Żołnierze nie będą już musieli nosić munduru zgodnego z daną porą roku, a ubiór dostosują do panującej pogody. Do „polowego” będą mogli założyć bluzę i dostaną cztery komplety umundurowania na dwa lata. To tylko część propozycji, nad którymi pracują specjaliści z Inspektoratu Wsparcia Sił Zbrojnych. Nowe przepisy mundurowe mają być prostsze i korzystniejsze dla wojskowych.
Zasady umundurowania żołnierza na służbie określają trzy rozporządzenia ministra obrony narodowej.

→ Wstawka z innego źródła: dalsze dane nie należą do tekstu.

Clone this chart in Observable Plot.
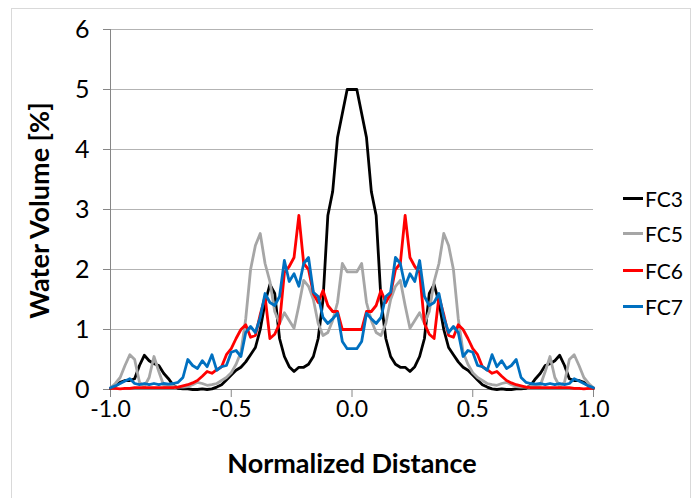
<!DOCTYPE html>
<html><head><meta charset="utf-8">
<script src="https://cdn.jsdelivr.net/npm/d3@7"></script>
<script src="https://cdn.jsdelivr.net/npm/@observablehq/plot@0.6"></script>
<style>
body{margin:0;background:#fff;}
#wrap{position:relative;width:696px;height:498px;overflow:hidden;font-family:Lato,"Liberation Sans",Arial,sans-serif;}
#border{position:absolute;left:11px;top:8px;width:680px;height:520px;border:1px solid #d9d9d9;box-sizing:border-box;}
#chart{position:absolute;left:0;top:0;}
.item{position:absolute;left:623px;height:24px;display:flex;align-items:center;white-space:nowrap;font-size:21px;color:#000;}
.sw{width:20px;height:3px;margin-right:2px;}
</style></head>
<body>
<div id="wrap"><div id="border"></div><div id="chart"></div><div id="legend"></div></div>
<script>
const xs = [-1.00,-0.98,-0.96,-0.94,-0.92,-0.90,-0.88,-0.86,-0.84,-0.82,-0.80,-0.78,-0.76,-0.74,-0.72,-0.70,-0.68,-0.66,-0.64,-0.62,-0.60,-0.58,-0.56,-0.54,-0.52,-0.50,-0.48,-0.46,-0.44,-0.42,-0.40,-0.38,-0.36,-0.34,-0.32,-0.30,-0.28,-0.26,-0.24,-0.22,-0.20,-0.18,-0.16,-0.14,-0.12,-0.10,-0.08,-0.06,-0.04,-0.02,0.00,
0.02,0.04,0.06,0.08,0.10,0.12,0.14,0.16,0.18,0.20,0.22,0.24,0.26,0.28,0.30,0.32,0.34,0.36,0.38,0.40,0.42,0.44,0.46,0.48,0.50,0.52,0.54,0.56,0.58,0.60,0.62,0.64,0.66,0.68,0.70,0.72,0.74,0.76,0.78,0.80,0.82,0.84,0.86,0.88,0.90,0.92,0.94,0.96,0.98,1.00];

const fc3 = [0.02,0.06,0.12,0.15,0.15,0.18,0.4,0.57,0.48,0.43,0.4,0.27,0.18,0.07,0.02,0.01,0.01,0,0,0.01,0,0.01,0.04,0.08,0.16,0.24,0.32,0.37,0.46,0.58,0.7,1.0,1.45,1.75,1.6,0.85,0.55,0.38,0.3,0.37,0.37,0.42,0.55,0.85,1.5,2.9,3.3,4.2,4.6,5.0,5.0,
5.0,4.6,4.2,3.3,2.9,1.5,0.85,0.55,0.42,0.37,0.37,0.3,0.38,0.55,0.85,1.6,1.75,1.45,1.0,0.7,0.58,0.46,0.37,0.32,0.24,0.16,0.08,0.04,0.01,0,0.01,0,0,0.01,0.01,0.02,0.07,0.18,0.27,0.4,0.43,0.48,0.57,0.4,0.18,0.15,0.15,0.12,0.06,0.02];

const fc5 = [0.03,0.1,0.2,0.4,0.58,0.5,0.12,0.05,0.2,0.55,0.3,0.07,0.05,0.05,0.04,0.04,0.05,0.08,0.12,0.1,0.07,0.08,0.1,0.15,0.2,0.28,0.42,0.62,1.18,2.0,2.4,2.6,2.1,1.8,1.3,1.1,1.28,1.15,1.02,1.4,1.82,1.72,1.5,1.1,0.9,0.95,1.15,1.45,2.1,1.96,1.96,
1.96,2.1,1.45,1.15,0.95,0.9,1.1,1.5,1.72,1.82,1.4,1.02,1.15,1.28,1.1,1.3,1.8,2.1,2.6,2.4,2.0,1.18,0.62,0.42,0.28,0.2,0.15,0.1,0.08,0.07,0.1,0.12,0.08,0.05,0.04,0.04,0.05,0.05,0.07,0.3,0.55,0.2,0.05,0.12,0.5,0.58,0.4,0.2,0.1,0.03];

const fc6 = [0.02,0.02,0.01,0.02,0.02,0.03,0.03,0.03,0.03,0.03,0.03,0.03,0.03,0.03,0.04,0.06,0.08,0.11,0.15,0.22,0.3,0.27,0.33,0.38,0.58,0.68,0.85,1.0,1.08,0.87,0.9,1.25,1.55,0.85,0.92,1.1,1.95,2.05,2.2,2.9,2.1,2.0,1.6,1.45,1.65,1.4,1.3,1.3,1.0,1.0,1.0,
1.0,1.0,1.3,1.3,1.4,1.65,1.45,1.6,2.0,2.1,2.9,2.2,2.05,1.95,1.1,0.92,0.85,1.55,1.25,0.9,0.87,1.08,1.0,0.85,0.68,0.58,0.38,0.33,0.27,0.3,0.22,0.15,0.11,0.08,0.06,0.04,0.03,0.03,0.03,0.03,0.03,0.03,0.03,0.03,0.03,0.02,0.02,0.01,0.02,0.02];

const fc7 = [0.03,0.06,0.1,0.14,0.18,0.1,0.08,0.1,0.08,0.1,0.08,0.1,0.09,0.1,0.12,0.2,0.5,0.4,0.35,0.48,0.38,0.58,0.32,0.38,0.4,0.62,0.65,0.55,0.95,1.05,0.95,1.2,1.6,1.45,1.4,1.55,2.15,1.8,1.93,1.72,2.1,2.2,1.62,1.55,1.2,1.1,1.18,1.27,0.8,0.68,0.68,
0.68,0.8,1.27,1.18,1.1,1.2,1.55,1.62,2.2,2.1,1.72,1.93,1.8,2.15,1.55,1.4,1.45,1.6,1.2,0.95,1.05,0.95,0.55,0.65,0.62,0.4,0.38,0.32,0.58,0.38,0.48,0.35,0.4,0.5,0.2,0.12,0.1,0.09,0.1,0.08,0.1,0.08,0.1,0.08,0.1,0.18,0.14,0.1,0.06,0.03];

const seriesNames = ["FC3","FC5","FC6","FC7"];
const seriesColors = ["#000000","#a6a6a6","#ff0000","#0070c0"];
const seriesValues = [fc3, fc5, fc6, fc7];
const xTicks = [-1.0,-0.5,0.0,0.5,1.0];
const yTicks = [0,1,2,3,4,5,6];
const xTitle = "Normalized Distance";
const yTitle = "Water Volume [%]";

const data = [];
seriesNames.forEach((name, i) => {
  seriesValues[i].forEach((v, j) => data.push({series: name, x: xs[j], y: v}));
});

const font = 'Lato,"Liberation Sans",Arial,sans-serif';
const chart = Plot.plot({
  width: 696, height: 498,
  marginLeft: 110, marginRight: 103, marginTop: 29, marginBottom: 109,
  style: {fontFamily: font, background: "transparent", color: "#000"},
  x: {type: "linear", domain: [-1, 1]},
  y: {type: "linear", domain: [0, 6]},
  color: {domain: seriesNames, range: seriesColors},
  marks: [
    Plot.gridY(yTicks, {stroke: "#b3b3b3", strokeOpacity: 1, strokeWidth: 1}),
    Plot.axisY({ticks: yTicks, tickSize: 7, tickPadding: 14, fontSize: 25, stroke: "#868686", fill: "#000", label: null, tickFormat: d => String(d)}),
    Plot.axisX({ticks: xTicks, tickSize: 8, tickPadding: 3, fontSize: 23, stroke: "#868686", fill: "#000", label: null, tickFormat: d => d.toFixed(1)}),
    Plot.ruleX([-1], {stroke: "#868686", strokeWidth: 1}),
    Plot.ruleY([0], {stroke: "#868686", strokeWidth: 1}),
    Plot.line(data, {x: "x", y: "y", z: "series", stroke: "series", strokeWidth: 2.8, strokeLinejoin: "round"}),
    Plot.text([xTitle], {frameAnchor: "bottom", dy: 83, fontSize: 27, fontWeight: "bold", fill: "#000"}),
    Plot.text([yTitle], {frameAnchor: "left", textAnchor: "middle", dx: -70, dy: 1, rotate: -90, fontSize: 27, fontWeight: "bold", fill: "#000"})
  ]
});
document.getElementById("chart").appendChild(chart);

const legendY = [198, 233, 270, 306];
const legend = document.getElementById("legend");
seriesNames.forEach((name, i) => {
  const it = document.createElement("div");
  it.className = "item";
  it.style.top = (legendY[i] - 12) + "px";
  it.innerHTML = `<span class="sw" style="background:${seriesColors[i]}"></span><span>${name}</span>`;
  legend.appendChild(it);
});
</script>
</body></html>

Specjaliści z Inspektoratu Wsparcia Sił Zbrojnych pracują jednak nad nowymi dokumentami, które uporządkują wszystkie przepisy dotyczące „mundurówki”.
– Okazją jest wprowadzenie nowych elementów umundurowania wyjściowego i galowego, m.in. płaszczy, kurtek wyjściowych i swetrów, co sprawia, że i tak rozporządzenia byłyby zmieniane – wyjaśnia płk Krzysztof Borucki, szef Oddziału Normowania i Zaopatrywania w Sprzęt w Szefostwie Służby Mundurowej Inspektoratu Wsparcia SZ.
Logistycy i wojskowi prawnicy przygotowali wiele zmian. – Jedną z najważniejszych będzie wprowadzenie nowego okresu używalności elementów umundurowania i wyekwipowania. Od przyszłego roku będzie on się zaczynał dla wszystkich pierwszego stycznia i kończył z ostatnim dniem grudnia – wyjaśnia płk Grzegorz Mosiołek, szef Szefostwa Służby Mundurowej IWspSZ.
Oznacza to, że całe jednostki wojskowe będą mogły pobierać wszystkie należne im części umundurowania w tym samym czasie. Teraz, jeśli żołnierz otrzymał uniform 1 czerwca, to musi czekać dwanaście miesięcy na następny przydział.
– Dzięki temu żołnierze z danej jednostki nie będą tracili czasu na sprawy związane z umundurowaniem. Skorzystają również logistycy, którym łatwiej będzie zorganizować i przeprowadzić zaopatrywanie żołnierzy – wyjaśnia ppłk Witold Fedejko z Szefostwa Służby Mundurowej IWspSZ.
Wojskowi z jednostek liniowych będą od razu dostawać cztery komplety munduru polowego na dwa lata, a nie jak dotychczas co roku dwa komplety. Ułatwi to żołnierzom codzienne funkcjonowanie. Inna zmiana zakłada, że będą też mogli np. nosić do spodni munduru polowego „ocieplacz ubrania ochronnego”, czyli bluzę zapewniającą ochronę przed deszczem i chłodem, bez wymogu zakładania na nią kurtki. W bluzie bowiem przewidziano miejsce na nazwisko oraz stopień.
Zniknąć mają przepisy regulujące zasady noszenia umundurowania w zależności od pory roku. Dzięki temu żołnierze bez obawy o karę dyscyplinarną będą mogli latem, gdy zrobi się chłodno, założyć zimową bieliznę.
– Po wejściu w życie nowych przepisów to żołnierz będzie w znacznej mierze decydował, w jaki sposób skompletuje sobie odzież ochronną – podkreśla ppłk Fedejko. Przyznaje, że obecne przepisy dotyczące ubioru są w wielu sprawach bardzo nieczytelne. Zależą bowiem nie tylko od pór roku, ale również okresów przejściowych, w których można nosić zarówno ubiór letni, jak i zimowy.
Nowe rozporządzenia, które są na etapie uzgodnień międzyresortowych, mają wejść w życie pod koniec grudnia.